What is expected:
List each line of the data in which the string "with" appears.
* START Supplied data *
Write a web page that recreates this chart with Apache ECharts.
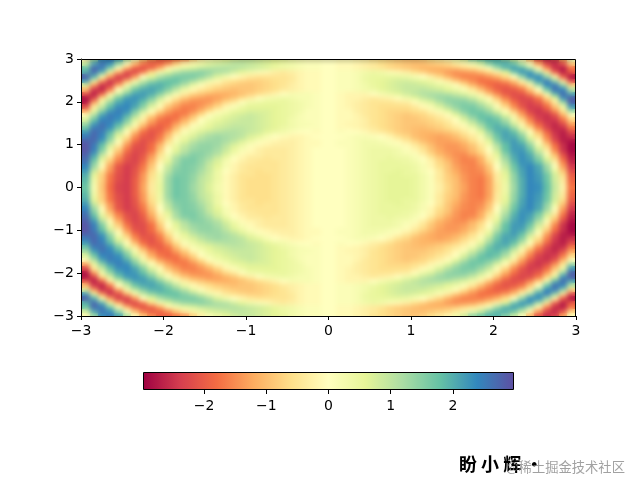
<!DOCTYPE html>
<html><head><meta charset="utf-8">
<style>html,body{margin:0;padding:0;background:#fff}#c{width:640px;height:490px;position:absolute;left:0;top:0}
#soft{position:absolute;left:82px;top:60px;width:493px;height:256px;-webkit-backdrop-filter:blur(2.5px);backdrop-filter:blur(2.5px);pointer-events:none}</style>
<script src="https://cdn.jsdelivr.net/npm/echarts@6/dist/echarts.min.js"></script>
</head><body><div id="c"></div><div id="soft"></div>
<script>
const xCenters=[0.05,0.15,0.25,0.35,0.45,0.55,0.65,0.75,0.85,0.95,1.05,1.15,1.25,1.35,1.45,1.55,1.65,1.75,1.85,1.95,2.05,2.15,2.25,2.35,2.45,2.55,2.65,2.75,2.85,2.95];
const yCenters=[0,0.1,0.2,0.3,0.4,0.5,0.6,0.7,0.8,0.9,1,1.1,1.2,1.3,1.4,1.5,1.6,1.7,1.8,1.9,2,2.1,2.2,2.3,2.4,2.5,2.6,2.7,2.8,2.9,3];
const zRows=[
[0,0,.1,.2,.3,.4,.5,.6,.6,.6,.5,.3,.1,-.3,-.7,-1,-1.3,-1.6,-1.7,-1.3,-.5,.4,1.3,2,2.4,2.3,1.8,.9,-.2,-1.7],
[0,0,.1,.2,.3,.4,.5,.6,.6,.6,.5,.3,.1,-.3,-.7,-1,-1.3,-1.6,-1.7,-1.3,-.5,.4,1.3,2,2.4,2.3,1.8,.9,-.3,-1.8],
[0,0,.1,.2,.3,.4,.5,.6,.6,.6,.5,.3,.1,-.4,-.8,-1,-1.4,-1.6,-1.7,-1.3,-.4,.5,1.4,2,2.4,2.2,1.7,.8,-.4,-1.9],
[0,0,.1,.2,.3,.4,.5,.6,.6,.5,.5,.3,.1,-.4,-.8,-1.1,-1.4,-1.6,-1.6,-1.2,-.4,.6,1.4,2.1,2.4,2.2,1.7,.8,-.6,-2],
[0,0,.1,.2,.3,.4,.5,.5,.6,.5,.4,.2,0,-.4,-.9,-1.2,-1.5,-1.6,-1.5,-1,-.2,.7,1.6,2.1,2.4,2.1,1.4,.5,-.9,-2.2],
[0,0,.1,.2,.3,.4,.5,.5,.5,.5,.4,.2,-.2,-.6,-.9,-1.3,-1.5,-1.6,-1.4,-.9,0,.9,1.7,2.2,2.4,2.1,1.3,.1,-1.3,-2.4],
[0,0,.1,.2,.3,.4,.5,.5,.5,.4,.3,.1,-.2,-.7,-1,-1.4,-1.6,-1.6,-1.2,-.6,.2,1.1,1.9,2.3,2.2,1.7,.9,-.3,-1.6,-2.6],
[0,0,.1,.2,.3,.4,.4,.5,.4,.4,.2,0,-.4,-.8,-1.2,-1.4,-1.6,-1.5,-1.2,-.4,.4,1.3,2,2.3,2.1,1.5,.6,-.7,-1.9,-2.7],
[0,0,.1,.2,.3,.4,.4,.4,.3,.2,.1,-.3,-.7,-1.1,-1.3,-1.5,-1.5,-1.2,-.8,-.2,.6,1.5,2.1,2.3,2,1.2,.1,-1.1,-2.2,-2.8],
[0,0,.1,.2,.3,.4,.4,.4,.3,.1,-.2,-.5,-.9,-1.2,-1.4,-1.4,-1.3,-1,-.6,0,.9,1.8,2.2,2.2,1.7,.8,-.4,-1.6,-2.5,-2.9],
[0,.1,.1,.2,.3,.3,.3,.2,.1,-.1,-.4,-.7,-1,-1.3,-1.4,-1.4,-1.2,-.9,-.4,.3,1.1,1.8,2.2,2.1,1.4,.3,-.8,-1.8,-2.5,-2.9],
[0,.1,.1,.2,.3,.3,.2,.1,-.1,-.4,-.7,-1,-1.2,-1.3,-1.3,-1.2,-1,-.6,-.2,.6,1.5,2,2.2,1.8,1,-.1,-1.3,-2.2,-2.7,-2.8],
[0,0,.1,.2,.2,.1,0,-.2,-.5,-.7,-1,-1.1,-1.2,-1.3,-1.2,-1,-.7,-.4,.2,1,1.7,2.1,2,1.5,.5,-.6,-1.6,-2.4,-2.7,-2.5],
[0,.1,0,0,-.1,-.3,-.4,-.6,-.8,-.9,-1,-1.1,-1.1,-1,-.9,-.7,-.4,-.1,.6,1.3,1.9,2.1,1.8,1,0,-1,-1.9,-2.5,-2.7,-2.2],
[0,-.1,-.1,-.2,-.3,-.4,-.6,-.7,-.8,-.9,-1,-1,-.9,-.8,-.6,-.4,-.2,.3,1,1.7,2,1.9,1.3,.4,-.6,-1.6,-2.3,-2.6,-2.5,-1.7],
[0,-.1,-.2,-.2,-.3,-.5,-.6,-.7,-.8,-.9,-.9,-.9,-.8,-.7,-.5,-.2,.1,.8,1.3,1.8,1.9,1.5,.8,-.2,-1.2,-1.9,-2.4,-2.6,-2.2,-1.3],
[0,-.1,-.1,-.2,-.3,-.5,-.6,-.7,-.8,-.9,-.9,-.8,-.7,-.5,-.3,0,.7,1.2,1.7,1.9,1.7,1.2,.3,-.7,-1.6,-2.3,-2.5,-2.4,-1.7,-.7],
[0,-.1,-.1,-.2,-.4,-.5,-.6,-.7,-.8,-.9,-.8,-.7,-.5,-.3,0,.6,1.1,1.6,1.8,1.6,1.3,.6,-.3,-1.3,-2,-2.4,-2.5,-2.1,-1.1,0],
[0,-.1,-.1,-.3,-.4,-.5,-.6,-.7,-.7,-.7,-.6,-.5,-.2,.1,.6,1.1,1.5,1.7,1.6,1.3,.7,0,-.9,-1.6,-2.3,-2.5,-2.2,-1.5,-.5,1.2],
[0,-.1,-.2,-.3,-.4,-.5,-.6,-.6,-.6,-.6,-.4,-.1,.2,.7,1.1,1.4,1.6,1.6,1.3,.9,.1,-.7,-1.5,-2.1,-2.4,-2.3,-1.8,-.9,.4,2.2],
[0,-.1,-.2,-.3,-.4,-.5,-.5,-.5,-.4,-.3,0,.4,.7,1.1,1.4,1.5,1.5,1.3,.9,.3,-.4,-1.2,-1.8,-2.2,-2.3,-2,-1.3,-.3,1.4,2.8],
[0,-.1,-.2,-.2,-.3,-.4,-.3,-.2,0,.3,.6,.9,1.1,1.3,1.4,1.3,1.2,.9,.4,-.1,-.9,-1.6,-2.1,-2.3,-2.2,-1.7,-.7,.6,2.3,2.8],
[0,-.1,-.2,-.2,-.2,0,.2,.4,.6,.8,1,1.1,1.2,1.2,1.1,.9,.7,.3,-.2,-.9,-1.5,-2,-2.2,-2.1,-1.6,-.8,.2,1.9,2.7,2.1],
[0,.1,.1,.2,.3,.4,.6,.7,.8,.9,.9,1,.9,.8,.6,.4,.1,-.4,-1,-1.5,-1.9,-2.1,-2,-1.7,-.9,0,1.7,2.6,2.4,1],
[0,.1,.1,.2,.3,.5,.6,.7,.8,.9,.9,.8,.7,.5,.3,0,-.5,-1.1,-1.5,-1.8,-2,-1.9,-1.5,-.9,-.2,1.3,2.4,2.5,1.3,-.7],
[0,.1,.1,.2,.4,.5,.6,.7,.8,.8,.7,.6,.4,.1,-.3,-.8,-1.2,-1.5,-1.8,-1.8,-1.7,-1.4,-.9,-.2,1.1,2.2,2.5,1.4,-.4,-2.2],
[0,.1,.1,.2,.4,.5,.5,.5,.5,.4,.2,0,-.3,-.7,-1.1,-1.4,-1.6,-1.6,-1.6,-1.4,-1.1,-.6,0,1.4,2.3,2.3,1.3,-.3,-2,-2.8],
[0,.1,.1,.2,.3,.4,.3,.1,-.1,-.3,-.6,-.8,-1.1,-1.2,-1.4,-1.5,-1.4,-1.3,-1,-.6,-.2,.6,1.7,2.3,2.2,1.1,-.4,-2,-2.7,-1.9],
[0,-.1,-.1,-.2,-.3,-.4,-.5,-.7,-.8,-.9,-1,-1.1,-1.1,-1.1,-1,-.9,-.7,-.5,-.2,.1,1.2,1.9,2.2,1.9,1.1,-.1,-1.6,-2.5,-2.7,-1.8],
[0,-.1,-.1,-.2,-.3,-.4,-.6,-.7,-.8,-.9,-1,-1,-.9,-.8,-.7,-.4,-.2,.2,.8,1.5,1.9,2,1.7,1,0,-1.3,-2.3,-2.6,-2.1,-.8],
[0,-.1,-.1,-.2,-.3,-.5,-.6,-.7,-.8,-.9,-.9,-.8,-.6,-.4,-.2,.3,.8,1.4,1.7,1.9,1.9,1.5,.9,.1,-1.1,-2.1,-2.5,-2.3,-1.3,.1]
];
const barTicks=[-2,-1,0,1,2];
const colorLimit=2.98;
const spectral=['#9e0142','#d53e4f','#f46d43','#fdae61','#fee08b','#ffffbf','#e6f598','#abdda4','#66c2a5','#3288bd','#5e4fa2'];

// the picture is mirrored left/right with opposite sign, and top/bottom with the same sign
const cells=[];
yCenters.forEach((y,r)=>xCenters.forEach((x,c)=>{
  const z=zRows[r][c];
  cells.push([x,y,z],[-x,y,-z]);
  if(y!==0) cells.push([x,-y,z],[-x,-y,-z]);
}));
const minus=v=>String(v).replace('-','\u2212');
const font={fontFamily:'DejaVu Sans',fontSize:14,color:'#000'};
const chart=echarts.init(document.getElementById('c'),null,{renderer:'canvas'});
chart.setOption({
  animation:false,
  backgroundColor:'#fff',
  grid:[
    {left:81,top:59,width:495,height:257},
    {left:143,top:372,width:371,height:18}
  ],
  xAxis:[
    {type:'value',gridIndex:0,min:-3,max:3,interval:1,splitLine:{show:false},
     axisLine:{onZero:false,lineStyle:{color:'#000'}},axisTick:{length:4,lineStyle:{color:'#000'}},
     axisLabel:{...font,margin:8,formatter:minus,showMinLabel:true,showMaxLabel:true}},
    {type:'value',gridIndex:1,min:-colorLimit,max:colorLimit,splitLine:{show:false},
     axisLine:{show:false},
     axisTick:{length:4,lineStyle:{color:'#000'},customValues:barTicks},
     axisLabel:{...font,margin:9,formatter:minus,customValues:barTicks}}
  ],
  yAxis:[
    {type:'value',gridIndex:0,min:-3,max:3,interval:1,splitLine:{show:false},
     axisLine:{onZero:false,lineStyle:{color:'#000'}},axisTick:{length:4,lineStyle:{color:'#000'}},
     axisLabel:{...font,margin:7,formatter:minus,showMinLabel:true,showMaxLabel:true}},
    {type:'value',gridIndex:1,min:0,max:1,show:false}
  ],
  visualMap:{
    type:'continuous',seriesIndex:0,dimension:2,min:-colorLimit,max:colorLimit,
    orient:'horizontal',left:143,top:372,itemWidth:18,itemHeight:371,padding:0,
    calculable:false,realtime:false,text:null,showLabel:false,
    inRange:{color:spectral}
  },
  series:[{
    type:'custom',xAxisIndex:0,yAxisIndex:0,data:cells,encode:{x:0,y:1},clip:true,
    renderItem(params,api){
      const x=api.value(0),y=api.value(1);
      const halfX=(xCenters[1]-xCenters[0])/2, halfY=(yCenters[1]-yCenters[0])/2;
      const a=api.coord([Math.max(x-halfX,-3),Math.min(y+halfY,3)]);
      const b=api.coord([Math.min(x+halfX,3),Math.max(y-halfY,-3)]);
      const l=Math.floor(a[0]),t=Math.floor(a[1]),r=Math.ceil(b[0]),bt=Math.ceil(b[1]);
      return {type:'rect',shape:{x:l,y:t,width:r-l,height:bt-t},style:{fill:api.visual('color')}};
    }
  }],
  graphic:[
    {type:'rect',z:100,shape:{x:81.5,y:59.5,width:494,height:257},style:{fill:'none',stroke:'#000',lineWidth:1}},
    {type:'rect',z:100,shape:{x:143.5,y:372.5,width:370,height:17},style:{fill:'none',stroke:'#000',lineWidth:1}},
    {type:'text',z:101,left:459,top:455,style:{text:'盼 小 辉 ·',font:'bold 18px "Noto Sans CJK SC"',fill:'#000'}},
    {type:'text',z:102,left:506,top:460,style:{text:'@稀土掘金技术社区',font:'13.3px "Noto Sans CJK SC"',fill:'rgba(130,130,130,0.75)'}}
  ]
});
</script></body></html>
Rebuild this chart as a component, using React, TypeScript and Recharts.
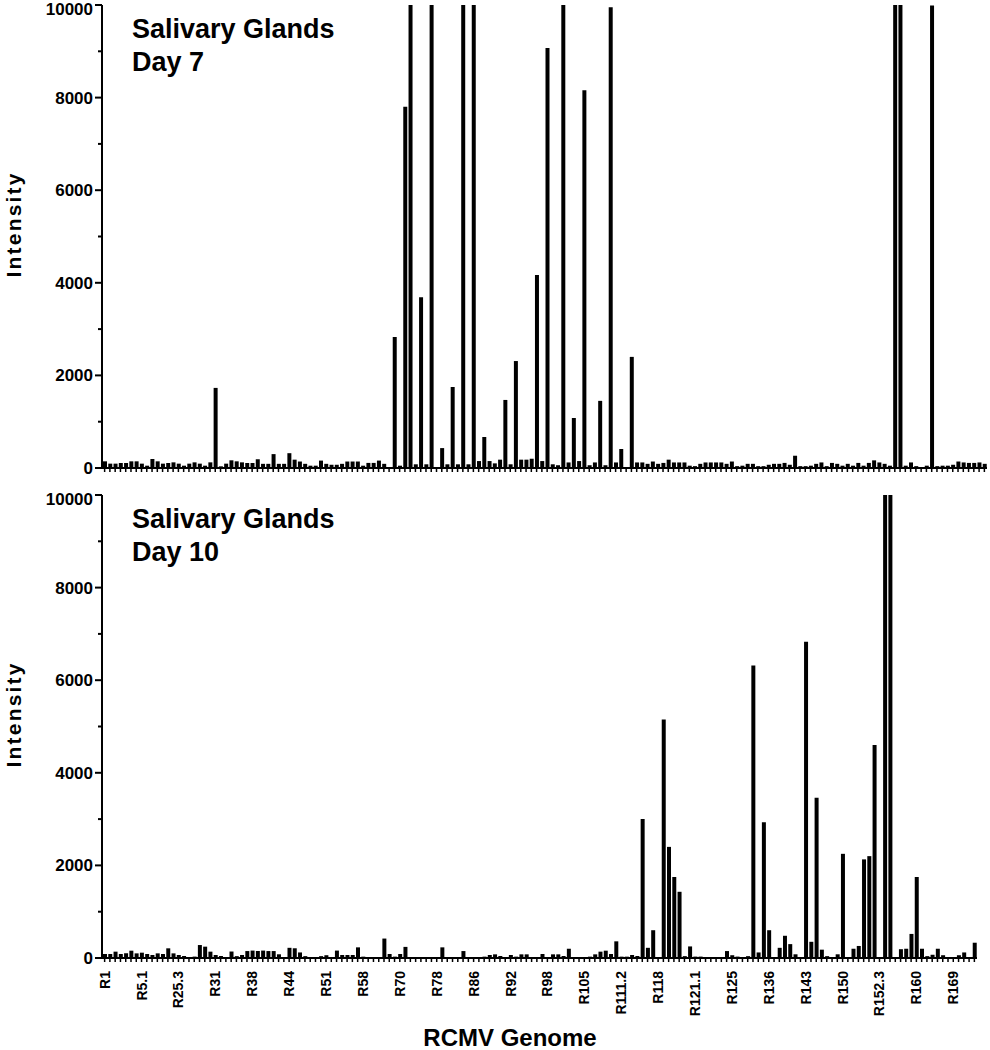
* END Supplied data *
Solved problem:
Write a web page that recreates this chart with Apache ECharts.
// the picture is mirrored left/right with opposite sign, and top/bottom with the same sign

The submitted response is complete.